DATA:
++++++++++
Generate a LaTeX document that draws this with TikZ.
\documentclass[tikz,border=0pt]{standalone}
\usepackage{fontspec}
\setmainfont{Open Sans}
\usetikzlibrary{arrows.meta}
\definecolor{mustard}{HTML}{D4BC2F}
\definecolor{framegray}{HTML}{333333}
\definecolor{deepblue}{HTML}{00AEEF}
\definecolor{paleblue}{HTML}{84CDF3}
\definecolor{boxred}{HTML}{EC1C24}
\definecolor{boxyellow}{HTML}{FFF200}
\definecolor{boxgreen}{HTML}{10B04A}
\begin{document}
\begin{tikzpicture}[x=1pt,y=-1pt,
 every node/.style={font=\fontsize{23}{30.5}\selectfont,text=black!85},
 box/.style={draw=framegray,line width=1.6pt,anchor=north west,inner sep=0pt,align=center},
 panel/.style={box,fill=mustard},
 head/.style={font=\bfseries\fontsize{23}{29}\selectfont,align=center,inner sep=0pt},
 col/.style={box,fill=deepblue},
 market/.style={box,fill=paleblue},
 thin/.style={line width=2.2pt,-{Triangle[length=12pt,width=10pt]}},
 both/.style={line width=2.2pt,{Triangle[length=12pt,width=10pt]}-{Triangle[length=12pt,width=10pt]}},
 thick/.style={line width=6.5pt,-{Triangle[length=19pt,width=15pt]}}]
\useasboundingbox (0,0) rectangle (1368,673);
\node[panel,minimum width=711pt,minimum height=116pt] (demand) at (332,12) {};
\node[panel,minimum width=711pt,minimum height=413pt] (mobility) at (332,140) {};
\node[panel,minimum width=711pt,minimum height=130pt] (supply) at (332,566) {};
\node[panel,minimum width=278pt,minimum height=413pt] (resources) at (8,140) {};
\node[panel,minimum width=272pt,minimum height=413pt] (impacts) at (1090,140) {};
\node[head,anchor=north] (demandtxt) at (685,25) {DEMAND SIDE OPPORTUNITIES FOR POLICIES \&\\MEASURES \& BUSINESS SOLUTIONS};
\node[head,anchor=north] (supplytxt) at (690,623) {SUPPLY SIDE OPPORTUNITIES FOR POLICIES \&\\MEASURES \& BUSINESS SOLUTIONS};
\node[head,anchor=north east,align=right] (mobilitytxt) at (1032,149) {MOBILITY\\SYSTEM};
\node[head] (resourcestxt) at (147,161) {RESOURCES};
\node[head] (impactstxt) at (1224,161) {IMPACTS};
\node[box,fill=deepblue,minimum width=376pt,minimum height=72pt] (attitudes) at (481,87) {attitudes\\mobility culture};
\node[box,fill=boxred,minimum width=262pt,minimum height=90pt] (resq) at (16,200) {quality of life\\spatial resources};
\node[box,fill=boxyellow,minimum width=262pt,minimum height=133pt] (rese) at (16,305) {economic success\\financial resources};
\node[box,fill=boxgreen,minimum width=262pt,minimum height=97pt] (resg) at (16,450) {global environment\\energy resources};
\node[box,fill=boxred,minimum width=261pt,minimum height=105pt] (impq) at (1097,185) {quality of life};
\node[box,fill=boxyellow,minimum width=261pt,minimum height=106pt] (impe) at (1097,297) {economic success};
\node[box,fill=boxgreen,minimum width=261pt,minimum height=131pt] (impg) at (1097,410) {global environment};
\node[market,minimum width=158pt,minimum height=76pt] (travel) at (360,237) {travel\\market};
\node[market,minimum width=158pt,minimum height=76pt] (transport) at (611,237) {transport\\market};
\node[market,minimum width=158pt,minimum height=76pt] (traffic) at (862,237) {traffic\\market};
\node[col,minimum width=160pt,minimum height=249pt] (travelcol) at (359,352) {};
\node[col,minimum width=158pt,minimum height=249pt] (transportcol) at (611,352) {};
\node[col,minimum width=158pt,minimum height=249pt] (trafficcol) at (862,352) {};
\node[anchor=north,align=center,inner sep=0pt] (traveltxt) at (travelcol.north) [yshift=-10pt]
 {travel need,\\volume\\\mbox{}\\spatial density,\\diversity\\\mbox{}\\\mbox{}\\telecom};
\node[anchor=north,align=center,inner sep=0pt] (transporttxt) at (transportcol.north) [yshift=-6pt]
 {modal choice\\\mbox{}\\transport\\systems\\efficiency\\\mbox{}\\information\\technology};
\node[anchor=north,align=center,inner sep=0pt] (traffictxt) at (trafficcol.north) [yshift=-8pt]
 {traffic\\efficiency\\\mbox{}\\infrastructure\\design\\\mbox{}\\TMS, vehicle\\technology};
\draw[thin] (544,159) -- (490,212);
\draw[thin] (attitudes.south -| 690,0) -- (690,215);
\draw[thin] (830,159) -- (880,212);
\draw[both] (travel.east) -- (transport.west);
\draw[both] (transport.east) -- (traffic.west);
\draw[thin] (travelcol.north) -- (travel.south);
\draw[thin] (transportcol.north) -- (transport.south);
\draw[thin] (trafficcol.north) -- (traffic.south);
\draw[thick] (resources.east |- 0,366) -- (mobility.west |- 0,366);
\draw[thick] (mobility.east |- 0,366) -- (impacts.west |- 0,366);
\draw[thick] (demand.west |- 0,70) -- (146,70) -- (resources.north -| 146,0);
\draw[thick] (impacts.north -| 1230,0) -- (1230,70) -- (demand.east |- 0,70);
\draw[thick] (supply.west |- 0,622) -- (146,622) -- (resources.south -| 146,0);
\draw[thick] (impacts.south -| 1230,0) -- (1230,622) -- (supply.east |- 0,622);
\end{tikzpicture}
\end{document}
++++++++++
SET TASK:
Your task is to repeat the data exactly; please include every line.

TASK SOLUTION:
Generate a LaTeX document that draws this with TikZ.
\documentclass[tikz,border=0pt]{standalone}
\usepackage{fontspec}
\setmainfont{Open Sans}
\usetikzlibrary{arrows.meta}
\definecolor{mustard}{HTML}{D4BC2F}
\definecolor{framegray}{HTML}{333333}
\definecolor{deepblue}{HTML}{00AEEF}
\definecolor{paleblue}{HTML}{84CDF3}
\definecolor{boxred}{HTML}{EC1C24}
\definecolor{boxyellow}{HTML}{FFF200}
\definecolor{boxgreen}{HTML}{10B04A}
\begin{document}
\begin{tikzpicture}[x=1pt,y=-1pt,
 every node/.style={font=\fontsize{23}{30.5}\selectfont,text=black!85},
 box/.style={draw=framegray,line width=1.6pt,anchor=north west,inner sep=0pt,align=center},
 panel/.style={box,fill=mustard},
 head/.style={font=\bfseries\fontsize{23}{29}\selectfont,align=center,inner sep=0pt},
 col/.style={box,fill=deepblue},
 market/.style={box,fill=paleblue},
 thin/.style={line width=2.2pt,-{Triangle[length=12pt,width=10pt]}},
 both/.style={line width=2.2pt,{Triangle[length=12pt,width=10pt]}-{Triangle[length=12pt,width=10pt]}},
 thick/.style={line width=6.5pt,-{Triangle[length=19pt,width=15pt]}}]
\useasboundingbox (0,0) rectangle (1368,673);
\node[panel,minimum width=711pt,minimum height=116pt] (demand) at (332,12) {};
\node[panel,minimum width=711pt,minimum height=413pt] (mobility) at (332,140) {};
\node[panel,minimum width=711pt,minimum height=130pt] (supply) at (332,566) {};
\node[panel,minimum width=278pt,minimum height=413pt] (resources) at (8,140) {};
\node[panel,minimum width=272pt,minimum height=413pt] (impacts) at (1090,140) {};
\node[head,anchor=north] (demandtxt) at (685,25) {DEMAND SIDE OPPORTUNITIES FOR POLICIES \&\\MEASURES \& BUSINESS SOLUTIONS};
\node[head,anchor=north] (supplytxt) at (690,623) {SUPPLY SIDE OPPORTUNITIES FOR POLICIES \&\\MEASURES \& BUSINESS SOLUTIONS};
\node[head,anchor=north east,align=right] (mobilitytxt) at (1032,149) {MOBILITY\\SYSTEM};
\node[head] (resourcestxt) at (147,161) {RESOURCES};
\node[head] (impactstxt) at (1224,161) {IMPACTS};
\node[box,fill=deepblue,minimum width=376pt,minimum height=72pt] (attitudes) at (481,87) {attitudes\\mobility culture};
\node[box,fill=boxred,minimum width=262pt,minimum height=90pt] (resq) at (16,200) {quality of life\\spatial resources};
\node[box,fill=boxyellow,minimum width=262pt,minimum height=133pt] (rese) at (16,305) {economic success\\financial resources};
\node[box,fill=boxgreen,minimum width=262pt,minimum height=97pt] (resg) at (16,450) {global environment\\energy resources};
\node[box,fill=boxred,minimum width=261pt,minimum height=105pt] (impq) at (1097,185) {quality of life};
\node[box,fill=boxyellow,minimum width=261pt,minimum height=106pt] (impe) at (1097,297) {economic success};
\node[box,fill=boxgreen,minimum width=261pt,minimum height=131pt] (impg) at (1097,410) {global environment};
\node[market,minimum width=158pt,minimum height=76pt] (travel) at (360,237) {travel\\market};
\node[market,minimum width=158pt,minimum height=76pt] (transport) at (611,237) {transport\\market};
\node[market,minimum width=158pt,minimum height=76pt] (traffic) at (862,237) {traffic\\market};
\node[col,minimum width=160pt,minimum height=249pt] (travelcol) at (359,352) {};
\node[col,minimum width=158pt,minimum height=249pt] (transportcol) at (611,352) {};
\node[col,minimum width=158pt,minimum height=249pt] (trafficcol) at (862,352) {};
\node[anchor=north,align=center,inner sep=0pt] (traveltxt) at (travelcol.north) [yshift=-10pt]
 {travel need,\\volume\\\mbox{}\\spatial density,\\diversity\\\mbox{}\\\mbox{}\\telecom};
\node[anchor=north,align=center,inner sep=0pt] (transporttxt) at (transportcol.north) [yshift=-6pt]
 {modal choice\\\mbox{}\\transport\\systems\\efficiency\\\mbox{}\\information\\technology};
\node[anchor=north,align=center,inner sep=0pt] (traffictxt) at (trafficcol.north) [yshift=-8pt]
 {traffic\\efficiency\\\mbox{}\\infrastructure\\design\\\mbox{}\\TMS, vehicle\\technology};
\draw[thin] (544,159) -- (490,212);
\draw[thin] (attitudes.south -| 690,0) -- (690,215);
\draw[thin] (830,159) -- (880,212);
\draw[both] (travel.east) -- (transport.west);
\draw[both] (transport.east) -- (traffic.west);
\draw[thin] (travelcol.north) -- (travel.south);
\draw[thin] (transportcol.north) -- (transport.south);
\draw[thin] (trafficcol.north) -- (traffic.south);
\draw[thick] (resources.east |- 0,366) -- (mobility.west |- 0,366);
\draw[thick] (mobility.east |- 0,366) -- (impacts.west |- 0,366);
\draw[thick] (demand.west |- 0,70) -- (146,70) -- (resources.north -| 146,0);
\draw[thick] (impacts.north -| 1230,0) -- (1230,70) -- (demand.east |- 0,70);
\draw[thick] (supply.west |- 0,622) -- (146,622) -- (resources.south -| 146,0);
\draw[thick] (impacts.south -| 1230,0) -- (1230,622) -- (supply.east |- 0,622);
\end{tikzpicture}
\end{document}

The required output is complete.